The step voltage distribution of the agar gels whose lengths are 26 and 23 cm was measured in the test. The secondary peak of step voltage was always at the edge of the agar gel, which is consistent with the simulation results; namely, the secondary peak always appeared near the interface of the soils with different resistivities. In addition, the change in agar resistivity exerts no significant influence on the step voltage. On the one hand, there are some restrictions on step voltage when the grounding simulation test is miniaturized; on the other hand, changing substation soil locally is not ideal. The change in grounding resistance shows that reducing the grounding resistance, increasing the area of the grounding grid, increasing the burial depth, and connecting to the exterior grounding conductor can reduce the secondary peak of step voltage.

Agar gel with one certain slope at the edge was made. Voltage reduction was evident comparing with that in the simulation, which had one certain relationship with the miniaturization of the grounding simulation test. In addition, the slope had no significant effect on grounding resistance. Thus, in practice, the amount of earthwork in the project can be reduced, and costs can be reduced.

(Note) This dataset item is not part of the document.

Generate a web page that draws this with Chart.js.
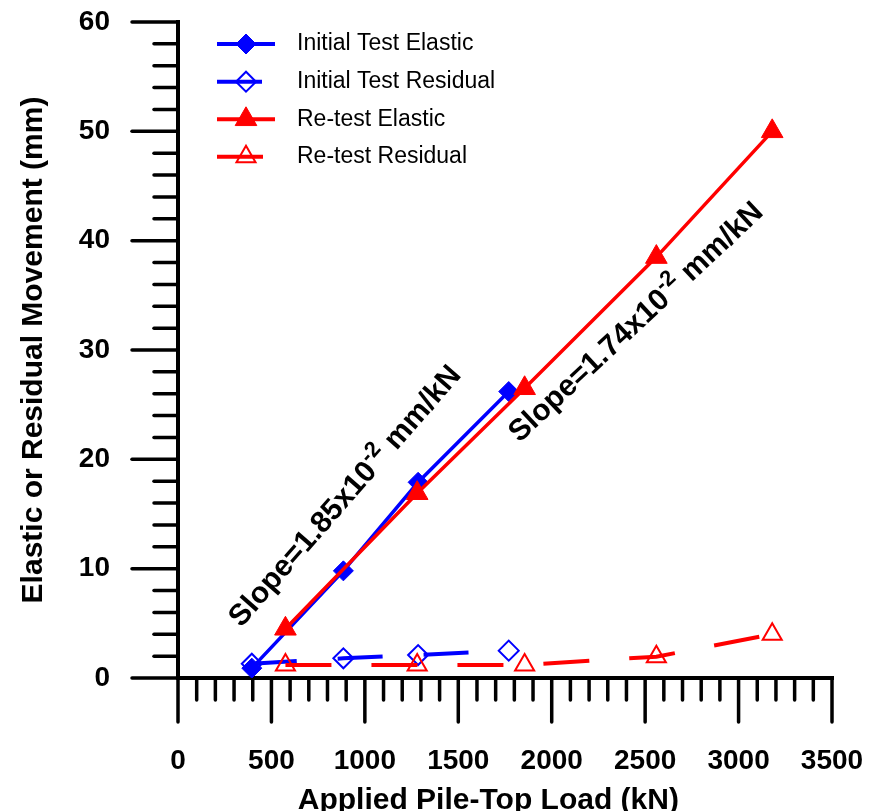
<!DOCTYPE html>
<html>
<head>
<meta charset="utf-8">
<script src="https://cdn.jsdelivr.net/npm/chart.js@4/dist/chart.umd.min.js"></script>
<style>
  html, body { margin: 0; padding: 0; background: #fff; overflow: hidden; }
  #wrap { width: 884px; height: 811px; }
</style>
</head>
<body>
<div id="wrap"><canvas id="myChart"></canvas></div>
<script>
// values: load in kN, movement in mm
const initLoad = [395, 885, 1285, 1770];
const initElastic = [0.9, 9.8, 17.9, 26.2];
const initResidual = [1.3, 1.8, 2.1, 2.5];

const retestLoad = [575, 1280, 1855, 2560, 3180];
const retestElastic = [4.5, 16.9, 26.5, 38.5, 50.0];
const retestResidual = [1.2, 1.2, 1.2, 1.95, 4.0];

const seriesNames = ['Initial Test Elastic', 'Initial Test Residual', 'Re-test Elastic', 'Re-test Residual'];

// axis range / tick steps (major, minor)
const xRange = [0, 3500];
const xSteps = [500, 100];
const yRange = [0, 60];
const ySteps = [10, 2];

// slope notes, anchored in data units
const slopeText = ['1.85', '1.74'];
const slopeAt = [[897, 16.6], [2453, 32.5]];
const slopeAngle = [48.8, 43.1];

const FONT = '"Liberation Sans", Arial, sans-serif';
const BLUE = '#0000ff';
const RED = '#ff0000';

function pairs(xs, ys) {
    return xs.map((x, i) => ({ x: x, y: ys[i] }));
}

// keep the tick padding from pushing the plot area inwards
function fixSize(scale, w, h) {
    if (w) scale.width = w;
    if (h) scale.height = h;
    scale.paddingTop = scale.paddingBottom = scale.paddingLeft = scale.paddingRight = 0;
}

const datasets = [
    {
        label: seriesNames[0],
        data: pairs(initLoad, initElastic),
        borderColor: BLUE,
        borderWidth: 3.5,
        pointStyle: 'rectRot',
        pointRadius: 10,
        pointBackgroundColor: BLUE,
        pointBorderColor: BLUE,
        pointBorderWidth: 1,
        order: 2
    },
    {
        label: seriesNames[1],
        data: pairs(initLoad, initResidual),
        borderColor: BLUE,
        borderWidth: 4,
        borderDash: [45, 41],
        pointStyle: 'rectRot',
        pointRadius: 10,
        pointBackgroundColor: 'rgba(0,0,0,0)',
        pointBorderColor: BLUE,
        pointBorderWidth: 2,
        order: 3
    },
    {
        label: seriesNames[2],
        data: pairs(retestLoad, retestElastic),
        borderColor: RED,
        borderWidth: 3.5,
        pointStyle: 'triangle',
        pointRadius: 12.5,
        pointBackgroundColor: RED,
        pointBorderColor: RED,
        pointBorderWidth: 1,
        order: 0
    },
    {
        label: seriesNames[3],
        data: pairs(retestLoad, retestResidual),
        borderColor: RED,
        borderWidth: 4,
        borderDash: [46, 40],
        pointStyle: 'triangle',
        pointRadius: 11,
        pointBackgroundColor: 'rgba(0,0,0,0)',
        pointBorderColor: RED,
        pointBorderWidth: 2,
        order: 1
    }
];

// axis lines with long/short ticks, drawn under the data
const axesPlugin = {
    id: 'axesPlugin',
    beforeDatasetsDraw(chart) {
        const ctx = chart.ctx;
        const xs = chart.scales.x, ys = chart.scales.y;
        const area = chart.chartArea;
        ctx.save();
        ctx.strokeStyle = '#000';
        ctx.lineCap = 'round';
        ctx.lineWidth = 3.5;
        for (let v = xRange[0]; v <= xRange[1]; v += xSteps[1]) {
            const px = xs.getPixelForValue(v);
            const len = v % xSteps[0] === 0 ? 44 : 22;
            ctx.beginPath();
            ctx.moveTo(px, area.bottom);
            ctx.lineTo(px, area.bottom + len);
            ctx.stroke();
        }
        for (let v = yRange[0]; v <= yRange[1]; v += ySteps[1]) {
            const py = ys.getPixelForValue(v);
            const len = v % ySteps[0] === 0 ? 46 : 24;
            ctx.beginPath();
            ctx.moveTo(area.left, py);
            ctx.lineTo(area.left - len, py);
            ctx.stroke();
        }
        ctx.lineWidth = 4;
        ctx.lineCap = 'butt';
        ctx.beginPath();
        ctx.moveTo(area.left, area.top - 2);
        ctx.lineTo(area.left, area.bottom);
        ctx.lineTo(area.right + 2, area.bottom);
        ctx.stroke();
        ctx.restore();
    }
};

// line + marker legend in the top-left corner, plus the two slope notes
const notesPlugin = {
    id: 'notesPlugin',
    afterDatasetsDraw(chart) {
        const ctx = chart.ctx;
        const rowsY = [44, 81.7, 119.3, 156.7];

        ctx.save();
        chart.data.datasets.forEach((ds, i) => {
            const y = rowsY[i];
            ctx.strokeStyle = ds.borderColor;
            ctx.lineWidth = 4;
            ctx.setLineDash(ds.borderDash || []);
            ctx.beginPath();
            ctx.moveTo(217, y);
            ctx.lineTo(275, y);
            ctx.stroke();
            ctx.setLineDash([]);

            ctx.fillStyle = ds.pointBackgroundColor;
            ctx.strokeStyle = ds.pointBorderColor;
            ctx.lineWidth = ds.pointBorderWidth;
            Chart.helpers.drawPoint(ctx, {
                pointStyle: ds.pointStyle,
                radius: ds.pointRadius,
                rotation: 0,
                borderWidth: ds.pointBorderWidth
            }, 246, y);

            ctx.fillStyle = '#000';
            ctx.font = '23px ' + FONT;
            ctx.textBaseline = 'middle';
            ctx.textAlign = 'left';
            ctx.fillText(ds.label, 297, y);
        });

        const xs = chart.scales.x, ys = chart.scales.y;
        slopeText.forEach((m, i) => {
            const px = xs.getPixelForValue(slopeAt[i][0]);
            const py = ys.getPixelForValue(slopeAt[i][1]);
            const a = 'Slope=' + m + 'x10', b = '-2', c = ' mm/kN';
            const big = 'bold 30px ' + FONT, small = 'bold 22px ' + FONT;
            ctx.save();
            ctx.translate(px, py);
            ctx.rotate(-slopeAngle[i] * Math.PI / 180);
            ctx.textBaseline = 'middle';
            ctx.textAlign = 'left';
            ctx.fillStyle = '#000';
            ctx.font = big;
            const wa = ctx.measureText(a).width, wc = ctx.measureText(c).width;
            ctx.font = small;
            const wb = ctx.measureText(b).width;
            let x = -(wa + wb + wc) / 2;
            ctx.font = big;
            ctx.fillText(a, x, 0);
            x += wa;
            ctx.font = small;
            ctx.fillText(b, x, -10);
            x += wb;
            ctx.font = big;
            ctx.fillText(c, x, 0);
            ctx.restore();
        });
        ctx.restore();
    }
};

const ctx = document.getElementById('myChart').getContext('2d');
const myChart = new Chart(ctx, {
    type: 'line',
    data: { datasets: datasets },
    options: {
        responsive: true,
        maintainAspectRatio: false,
        animation: false,
        events: [],
        layout: { padding: { top: 22, right: 52, left: 0, bottom: 0 } },
        elements: { line: { tension: 0 } },
        plugins: {
            legend: { display: false },
            tooltip: { enabled: false }
        },
        scales: {
            x: {
                type: 'linear',
                position: 'bottom',
                min: xRange[0],
                max: xRange[1],
                grid: { display: false, drawTicks: false },
                border: { display: false },
                ticks: {
                    stepSize: xSteps[0],
                    autoSkip: false,
                    maxRotation: 0,
                    padding: 66,
                    color: '#000',
                    font: { family: FONT, size: 28, weight: 'bold' },
                    callback: v => String(v)
                },
                title: {
                    display: true,
                    text: 'Applied Pile-Top Load (kN)    ',
                    color: '#000',
                    font: { family: FONT, size: 30, weight: 'bold' },
                    padding: { top: 0, bottom: -8 }
                },
                afterFit(scale) { fixSize(scale, 0, 133); }
            },
            y: {
                type: 'linear',
                min: yRange[0],
                max: yRange[1],
                grid: { display: false, drawTicks: false },
                border: { display: false },
                ticks: {
                    stepSize: ySteps[0],
                    padding: 68,
                    color: '#000',
                    font: { family: FONT, size: 28, weight: 'bold' }
                },
                title: {
                    display: true,
                    text: 'Elastic or Residual Movement (mm)',
                    color: '#000',
                    font: { family: FONT, size: 30, weight: 'bold' },
                    padding: { top: 16, bottom: 0 }
                },
                afterFit(scale) { fixSize(scale, 178, 0); }
            }
        }
    },
    plugins: [axesPlugin, notesPlugin]
});
</script>
</body>
</html>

The actual high-resistivity upper layer needs to ensure the safety of staff. This layer is mainly concentrated in the inner station. However, the main study object of this paper is the secondary peak of step voltage outside the station. This layer has little effect on the area outside the station and is not the focus of this paper. Moreover, even though this layer is considered, its own high impedance may raise the peak of step voltage, but this will not have much impact on the overall experimental conclusion; however, the measurement of agar gel potential will be seriously affected if this layer is taken into consideration in the ground simulation test. Experiments related to this layer were not conducted after comprehensive consideration but may be conducted in future studies.

6. Conclusions

This paper clarifies the selection process of the protection resistors and provides an improved usage method of agar gel. The secondary peak of the step voltage generated by a large backfill area is simulated and tested in this paper. The results are highly applicable in areas with high-resistivity soil, hydropower stations, or laying conductor metal plates. The conclusions are as follows:

(1)

Large areas of backfill with low resistivity are the main cause of secondary peaks of step voltage.

(2)

Increasing the length of backfill soil can reduce the secondary peak of step voltage and the grounding resistance. Increasing the resistivity of large areas of backfill can also reduce this peak, but the grounding resistance would also increase.

(3)

It is feasible to simulate large areas of backfill with agar gel, which can be used in the multi-level grounding simulation tests.

(4)

In engineering practice, the secondary peak of step voltage can be reduced by expanding the scope of construction and dealing with backfill soil.

(5)

When the earthwork of the substation is carried out, a small slope could be built at the edge, which could reduce the risk of accidents outside the station and, at the same time, reduce the amount of digging and filling, which can save costs.